Information provided

--

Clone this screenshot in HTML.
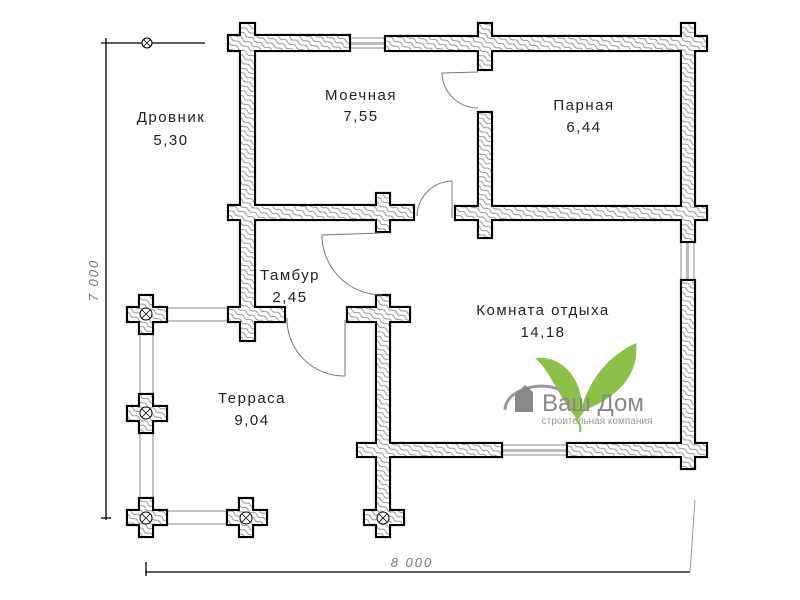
<!DOCTYPE html>
<html><head><meta charset="utf-8"><style>
html,body{margin:0;padding:0;background:#fff}
svg{display:block}
text{font-family:"Liberation Sans",sans-serif;fill:#222;font-size:15px;letter-spacing:1.5px;text-anchor:middle}
</style></head><body>
<svg width="800" height="600" viewBox="0 0 800 600" xmlns="http://www.w3.org/2000/svg">
<defs>
<pattern id="h" width="5" height="10" patternUnits="userSpaceOnUse" patternTransform="rotate(-60)">
<rect width="5" height="10" fill="#fff"/>
<path d="M2.5,0 Q0.5,2.5 2.5,5 T2.5,10" stroke="#888" stroke-width="0.9" fill="none"/>
</pattern>
</defs>
<rect width="800" height="600" fill="#fff"/>
<g stroke="#000" stroke-width="1.3" fill="none">
<line x1="106" y1="38" x2="106" y2="520"/>
<line x1="101" y1="43" x2="205" y2="43"/>
<line x1="101" y1="518" x2="111" y2="518"/>
<line x1="145" y1="572" x2="690" y2="572"/>
<line x1="146" y1="562" x2="146" y2="576"/>
</g>
<line x1="690" y1="572" x2="695" y2="500" stroke="#999" stroke-width="1"/>
<circle cx="147" cy="43" r="5" fill="#fff" stroke="#000"/>
<path d="M143.5,39.5 l7,7 M150.5,39.5 l-7,7" stroke="#000" stroke-width="0.8"/>
<text x="98" y="280" transform="rotate(-90 98 280)" style="font-style:italic;font-size:13px;fill:#777;letter-spacing:2px">7 000</text>
<text x="412" y="567" style="font-style:italic;font-size:13px;fill:#777;letter-spacing:2px">8 000</text>

<g stroke="#888" stroke-width="1" fill="none">
<path d="M167,308H228M167,321H228M167,511H228M167,524H228"/>
<path d="M140,333V397M153,333V397M140,432V498M153,432V498"/>
<path d="M350,38H385M350,48H385" />
<path d="M681,242V280M694,242V280M502,445H567M502,455H567"/>
</g>
<g fill="#bbb"><rect x="350" y="42" width="35" height="3"/><rect x="686" y="242" width="3" height="38"/><rect x="502" y="449" width="65" height="3"/></g>

<g stroke="#000" stroke-width="2.2" fill="url(#h)">
<rect x="228" y="35" width="122" height="16"/>
<rect x="385" y="36" width="322" height="15"/>
<rect x="240" y="23" width="15" height="318"/>
<rect x="228" y="205" width="186" height="15"/>
<rect x="376" y="193" width="14" height="39"/>
<rect x="228" y="307" width="57" height="15"/>
<rect x="478" y="23" width="14" height="47"/>
<rect x="478" y="112" width="14" height="126"/>
<rect x="455" y="206" width="252" height="14"/>
<rect x="681" y="23" width="14" height="219"/>
<rect x="681" y="280" width="14" height="189"/>
<rect x="357" y="443" width="145" height="14"/>
<rect x="567" y="443" width="140" height="14"/>
<rect x="376" y="295" width="14" height="242"/>
<rect x="347" y="307" width="63" height="15"/>
<rect x="364" y="510" width="40" height="15"/>
<rect x="139" y="295" width="14" height="39"/><rect x="127" y="307" width="40" height="15"/>
<rect x="139" y="394" width="14" height="39"/><rect x="127" y="406" width="40" height="15"/>
<rect x="139" y="498" width="14" height="39"/><rect x="127" y="510" width="40" height="15"/>
<rect x="239" y="498" width="14" height="39"/><rect x="227" y="510" width="40" height="15"/>
</g>
<g fill="url(#h)" stroke="none">
<rect x="229" y="36" width="120" height="14"/>
<rect x="386" y="37" width="320" height="13"/>
<rect x="241" y="24" width="13" height="316"/>
<rect x="229" y="206" width="184" height="13"/>
<rect x="377" y="194" width="12" height="37"/>
<rect x="229" y="308" width="55" height="13"/>
<rect x="479" y="24" width="12" height="45"/>
<rect x="479" y="113" width="12" height="124"/>
<rect x="456" y="207" width="250" height="12"/>
<rect x="682" y="24" width="12" height="217"/>
<rect x="682" y="281" width="12" height="187"/>
<rect x="358" y="444" width="143" height="12"/>
<rect x="568" y="444" width="138" height="12"/>
<rect x="377" y="296" width="12" height="240"/>
<rect x="348" y="308" width="61" height="13"/>
<rect x="365" y="511" width="38" height="13"/>
<rect x="140" y="296" width="12" height="37"/><rect x="128" y="308" width="38" height="13"/>
<rect x="140" y="395" width="12" height="37"/><rect x="128" y="407" width="38" height="13"/>
<rect x="140" y="499" width="12" height="37"/><rect x="128" y="511" width="38" height="13"/>
<rect x="240" y="499" width="12" height="37"/><rect x="228" y="511" width="38" height="13"/>
</g>
<g fill="#fff" stroke="#000" stroke-width="1">
<circle cx="146" cy="314" r="6"/><circle cx="146" cy="413" r="6"/><circle cx="146" cy="518" r="6"/><circle cx="246" cy="518" r="6"/><circle cx="383" cy="518" r="6"/>
</g>
<g stroke="#000" stroke-width="0.8">
<path d="M142,310l8,8M150,310l-8,8M142,409l8,8M150,409l-8,8M142,514l8,8M150,514l-8,8M242,514l8,8M250,514l-8,8M379,514l8,8M387,514l-8,8"/>
</g>

<g stroke="#777" stroke-width="1" fill="none">
<path d="M478,72L442,73A36,36 0 0 0 478,108"/>
<path d="M452,218L452,181A36,36 0 0 0 417,216"/>
<path d="M380,233L322,235A60,60 0 0 0 382,295"/>
<path d="M345,320L345,376M287,318A57,57 0 0 0 345,376"/>
</g>

<text x="171" y="122">Дровник</text><text x="171" y="145">5,30</text>
<text x="361" y="100">Моечная</text><text x="361" y="121">7,55</text>
<text x="584" y="110">Парная</text><text x="584" y="132">6,44</text>
<text x="290" y="280">Тамбур</text><text x="290" y="302">2,45</text>
<text x="543" y="315">Комната отдыха</text><text x="543" y="337">14,18</text>
<text x="252" y="403">Терраса</text><text x="252" y="425">9,04</text>

<path d="M578,420 C560,400 550,370 535,358 C560,355 580,375 582,405Z" fill="#8cc04a"/>
<path d="M578,420 C585,390 600,360 636,343 C640,380 610,400 585,410Z" fill="#8cc04a"/>
<path d="M575,418 Q582,425 580,432" stroke="#8cc04a" stroke-width="2" fill="none"/>
<path d="M505,410 C505,390 540,380 560,390" stroke="#999" stroke-width="3" fill="none"/>
<path d="M515,395 L525,385 L533,392 L533,412 L515,412Z" fill="#888"/>
<text x="593" y="411" style="font-size:24px;fill:#888;letter-spacing:0">Ваш Дом</text>
<text x="597" y="424" style="font-size:10px;fill:#999;letter-spacing:0">строительная компания</text>
</svg>
</body></html>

--

Required task
Write out each line of the data exactly; the images should be left out.

Written answer
Clone this screenshot in HTML.
<!DOCTYPE html>
<html><head><meta charset="utf-8"><style>
html,body{margin:0;padding:0;background:#fff}
svg{display:block}
text{font-family:"Liberation Sans",sans-serif;fill:#222;font-size:15px;letter-spacing:1.5px;text-anchor:middle}
</style></head><body>
<svg width="800" height="600" viewBox="0 0 800 600" xmlns="http://www.w3.org/2000/svg">
<defs>
<pattern id="h" width="5" height="10" patternUnits="userSpaceOnUse" patternTransform="rotate(-60)">
<rect width="5" height="10" fill="#fff"/>
<path d="M2.5,0 Q0.5,2.5 2.5,5 T2.5,10" stroke="#888" stroke-width="0.9" fill="none"/>
</pattern>
</defs>
<rect width="800" height="600" fill="#fff"/>
<g stroke="#000" stroke-width="1.3" fill="none">
<line x1="106" y1="38" x2="106" y2="520"/>
<line x1="101" y1="43" x2="205" y2="43"/>
<line x1="101" y1="518" x2="111" y2="518"/>
<line x1="145" y1="572" x2="690" y2="572"/>
<line x1="146" y1="562" x2="146" y2="576"/>
</g>
<line x1="690" y1="572" x2="695" y2="500" stroke="#999" stroke-width="1"/>
<circle cx="147" cy="43" r="5" fill="#fff" stroke="#000"/>
<path d="M143.5,39.5 l7,7 M150.5,39.5 l-7,7" stroke="#000" stroke-width="0.8"/>
<text x="98" y="280" transform="rotate(-90 98 280)" style="font-style:italic;font-size:13px;fill:#777;letter-spacing:2px">7 000</text>
<text x="412" y="567" style="font-style:italic;font-size:13px;fill:#777;letter-spacing:2px">8 000</text>

<g stroke="#888" stroke-width="1" fill="none">
<path d="M167,308H228M167,321H228M167,511H228M167,524H228"/>
<path d="M140,333V397M153,333V397M140,432V498M153,432V498"/>
<path d="M350,38H385M350,48H385" />
<path d="M681,242V280M694,242V280M502,445H567M502,455H567"/>
</g>
<g fill="#bbb"><rect x="350" y="42" width="35" height="3"/><rect x="686" y="242" width="3" height="38"/><rect x="502" y="449" width="65" height="3"/></g>

<g stroke="#000" stroke-width="2.2" fill="url(#h)">
<rect x="228" y="35" width="122" height="16"/>
<rect x="385" y="36" width="322" height="15"/>
<rect x="240" y="23" width="15" height="318"/>
<rect x="228" y="205" width="186" height="15"/>
<rect x="376" y="193" width="14" height="39"/>
<rect x="228" y="307" width="57" height="15"/>
<rect x="478" y="23" width="14" height="47"/>
<rect x="478" y="112" width="14" height="126"/>
<rect x="455" y="206" width="252" height="14"/>
<rect x="681" y="23" width="14" height="219"/>
<rect x="681" y="280" width="14" height="189"/>
<rect x="357" y="443" width="145" height="14"/>
<rect x="567" y="443" width="140" height="14"/>
<rect x="376" y="295" width="14" height="242"/>
<rect x="347" y="307" width="63" height="15"/>
<rect x="364" y="510" width="40" height="15"/>
<rect x="139" y="295" width="14" height="39"/><rect x="127" y="307" width="40" height="15"/>
<rect x="139" y="394" width="14" height="39"/><rect x="127" y="406" width="40" height="15"/>
<rect x="139" y="498" width="14" height="39"/><rect x="127" y="510" width="40" height="15"/>
<rect x="239" y="498" width="14" height="39"/><rect x="227" y="510" width="40" height="15"/>
</g>
<g fill="url(#h)" stroke="none">
<rect x="229" y="36" width="120" height="14"/>
<rect x="386" y="37" width="320" height="13"/>
<rect x="241" y="24" width="13" height="316"/>
<rect x="229" y="206" width="184" height="13"/>
<rect x="377" y="194" width="12" height="37"/>
<rect x="229" y="308" width="55" height="13"/>
<rect x="479" y="24" width="12" height="45"/>
<rect x="479" y="113" width="12" height="124"/>
<rect x="456" y="207" width="250" height="12"/>
<rect x="682" y="24" width="12" height="217"/>
<rect x="682" y="281" width="12" height="187"/>
<rect x="358" y="444" width="143" height="12"/>
<rect x="568" y="444" width="138" height="12"/>
<rect x="377" y="296" width="12" height="240"/>
<rect x="348" y="308" width="61" height="13"/>
<rect x="365" y="511" width="38" height="13"/>
<rect x="140" y="296" width="12" height="37"/><rect x="128" y="308" width="38" height="13"/>
<rect x="140" y="395" width="12" height="37"/><rect x="128" y="407" width="38" height="13"/>
<rect x="140" y="499" width="12" height="37"/><rect x="128" y="511" width="38" height="13"/>
<rect x="240" y="499" width="12" height="37"/><rect x="228" y="511" width="38" height="13"/>
</g>
<g fill="#fff" stroke="#000" stroke-width="1">
<circle cx="146" cy="314" r="6"/><circle cx="146" cy="413" r="6"/><circle cx="146" cy="518" r="6"/><circle cx="246" cy="518" r="6"/><circle cx="383" cy="518" r="6"/>
</g>
<g stroke="#000" stroke-width="0.8">
<path d="M142,310l8,8M150,310l-8,8M142,409l8,8M150,409l-8,8M142,514l8,8M150,514l-8,8M242,514l8,8M250,514l-8,8M379,514l8,8M387,514l-8,8"/>
</g>

<g stroke="#777" stroke-width="1" fill="none">
<path d="M478,72L442,73A36,36 0 0 0 478,108"/>
<path d="M452,218L452,181A36,36 0 0 0 417,216"/>
<path d="M380,233L322,235A60,60 0 0 0 382,295"/>
<path d="M345,320L345,376M287,318A57,57 0 0 0 345,376"/>
</g>

<text x="171" y="122">Дровник</text><text x="171" y="145">5,30</text>
<text x="361" y="100">Моечная</text><text x="361" y="121">7,55</text>
<text x="584" y="110">Парная</text><text x="584" y="132">6,44</text>
<text x="290" y="280">Тамбур</text><text x="290" y="302">2,45</text>
<text x="543" y="315">Комната отдыха</text><text x="543" y="337">14,18</text>
<text x="252" y="403">Терраса</text><text x="252" y="425">9,04</text>

<path d="M578,420 C560,400 550,370 535,358 C560,355 580,375 582,405Z" fill="#8cc04a"/>
<path d="M578,420 C585,390 600,360 636,343 C640,380 610,400 585,410Z" fill="#8cc04a"/>
<path d="M575,418 Q582,425 580,432" stroke="#8cc04a" stroke-width="2" fill="none"/>
<path d="M505,410 C505,390 540,380 560,390" stroke="#999" stroke-width="3" fill="none"/>
<path d="M515,395 L525,385 L533,392 L533,412 L515,412Z" fill="#888"/>
<text x="593" y="411" style="font-size:24px;fill:#888;letter-spacing:0">Ваш Дом</text>
<text x="597" y="424" style="font-size:10px;fill:#999;letter-spacing:0">строительная компания</text>
</svg>
</body></html>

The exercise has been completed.